如何在Python中实现通用树?这有内置的数据结构吗?
当前回答
你可以试试:
from collections import defaultdict
def tree(): return defaultdict(tree)
users = tree()
users['harold']['username'] = 'hrldcpr'
users['handler']['username'] = 'matthandlersux'
建议在这里:https://gist.github.com/2012250
其他回答
我使用嵌套字典实现了树。这很容易做到,而且对我来说,它在相当大的数据集上很有效。我在下面发布了一个示例,你可以在谷歌代码中看到更多
def addBallotToTree(self, tree, ballotIndex, ballot=""):
"""Add one ballot to the tree.
The root of the tree is a dictionary that has as keys the indicies of all
continuing and winning candidates. For each candidate, the value is also
a dictionary, and the keys of that dictionary include "n" and "bi".
tree[c]["n"] is the number of ballots that rank candidate c first.
tree[c]["bi"] is a list of ballot indices where the ballots rank c first.
If candidate c is a winning candidate, then that portion of the tree is
expanded to indicate the breakdown of the subsequently ranked candidates.
In this situation, additional keys are added to the tree[c] dictionary
corresponding to subsequently ranked candidates.
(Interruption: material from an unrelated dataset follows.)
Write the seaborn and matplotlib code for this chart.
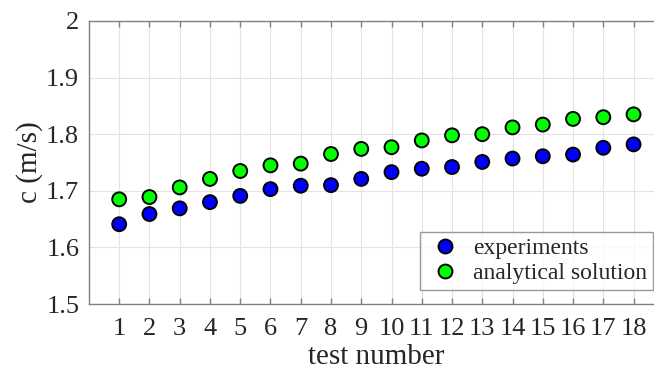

tree[c]["n"] is the number of ballots that rank candidate c first.
tree[c]["bi"] is a list of ballot indices where the ballots rank c first.
tree[c][d]["n"] is the number of ballots that rank c first and d second.
tree[c][d]["bi"] is a list of the corresponding ballot indices.
Where the second ranked candidates is also a winner, then the tree is
expanded to the next level.
Losing candidates are ignored and treated as if they do not appear on the
ballots. For example, tree[c][d]["n"] is the total number of ballots
where candidate c is the first non-losing candidate, c is a winner, and
d is the next non-losing candidate. This will include the following
ballots, where x represents a losing candidate:
[c d]
[x c d]
[c x d]
[x c x x d]
During the count, the tree is dynamically updated as candidates change
their status. The parameter "tree" to this method may be the root of the
tree or may be a sub-tree.
"""
if ballot == "":
# Add the complete ballot to the tree
weight, ballot = self.b.getWeightedBallot(ballotIndex)
else:
# When ballot is not "", we are adding a truncated ballot to the tree,
# because a higher-ranked candidate is a winner.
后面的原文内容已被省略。